Rapid transit station in Bilbao, Basque Country, Spain

San Ignazio (until 2017, San Inazio) is a station on Lines 1 and 2 of the Bilbao Metro. It is located in the San Ignazio-Elorrieta neighbourhood, part of the Deusto district. The station is near the San Ignazio Sports Center and the Elorrieta football field. It was opened on 11 November 1995.

==Station layout==
San Ignazio is the only one of the underground stations in the metro to have three tracks and an island platform. The station is bigger due to it being the last of the shared section between lines 1 and 2 northbound, with each line splitting into a different tunnel after the station. Also, unlike the other underground stations within the city, it does not have the typical cavern-shaped layout.
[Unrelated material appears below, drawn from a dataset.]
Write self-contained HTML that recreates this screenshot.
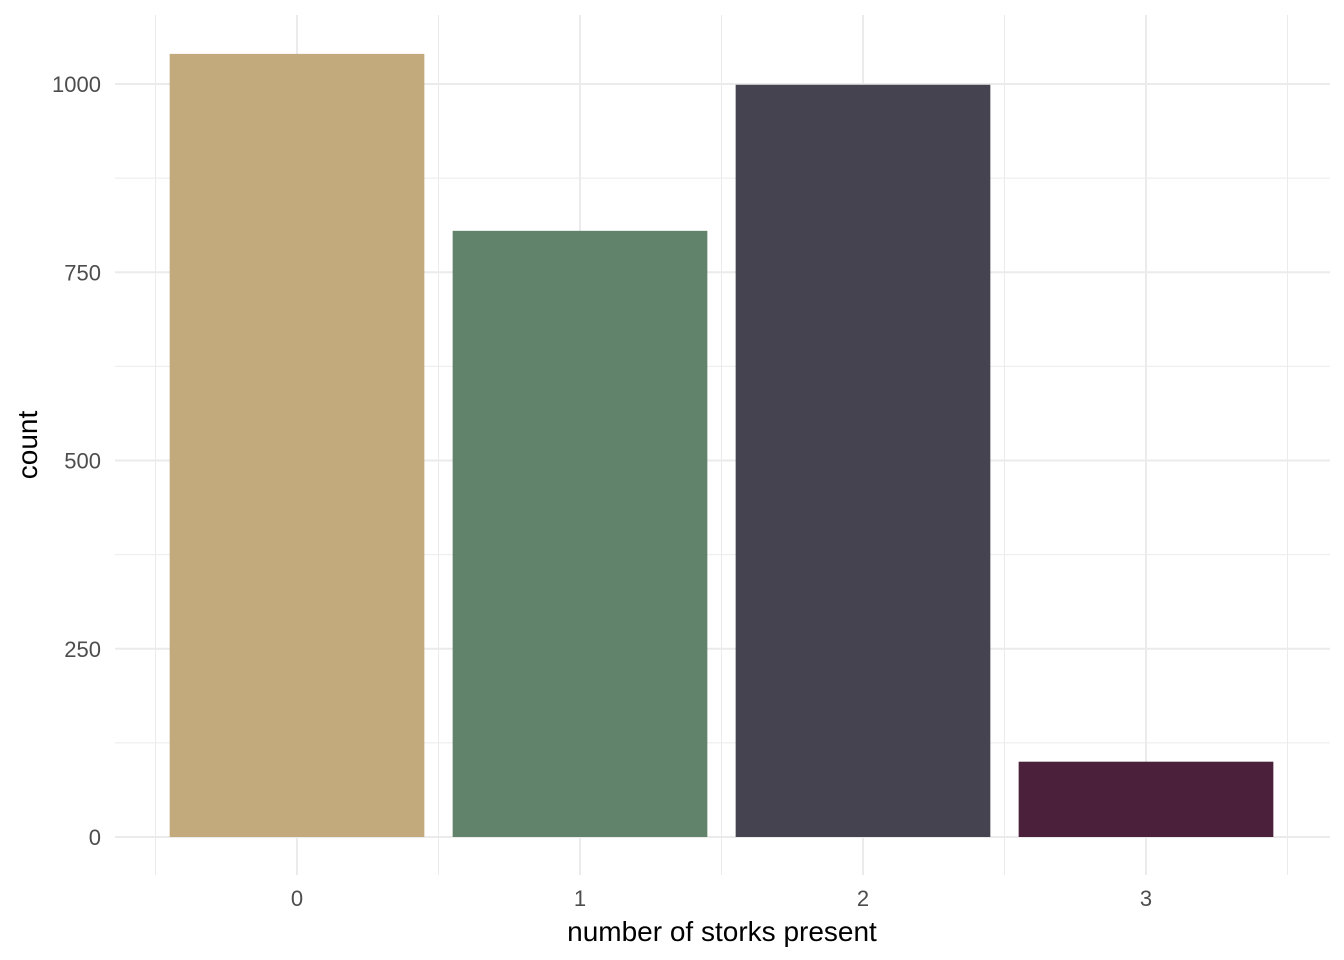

It was designed by Norman Foster.

===Access===
- 162 Lehendakari Agirre St. (Lekeitio exit, closed during night time services)
- 167 Lehendakari Agirre St. (Benita Asas exit, closed during night time services)
- 179 Lehendakari Agirre St. (Asturias exit)
- 2 Levante Plaza (Levante exit)
- 170 Lehendakari Agirre St. (Levante exit)

==Services==
The station is served by Line 1 from Etxebarri to Ibarbengoa and Plentzia, and by Line 2 from Basauri to Kabiezes. The station is also served by local Bilbobus and regional Bizkaibus bus services.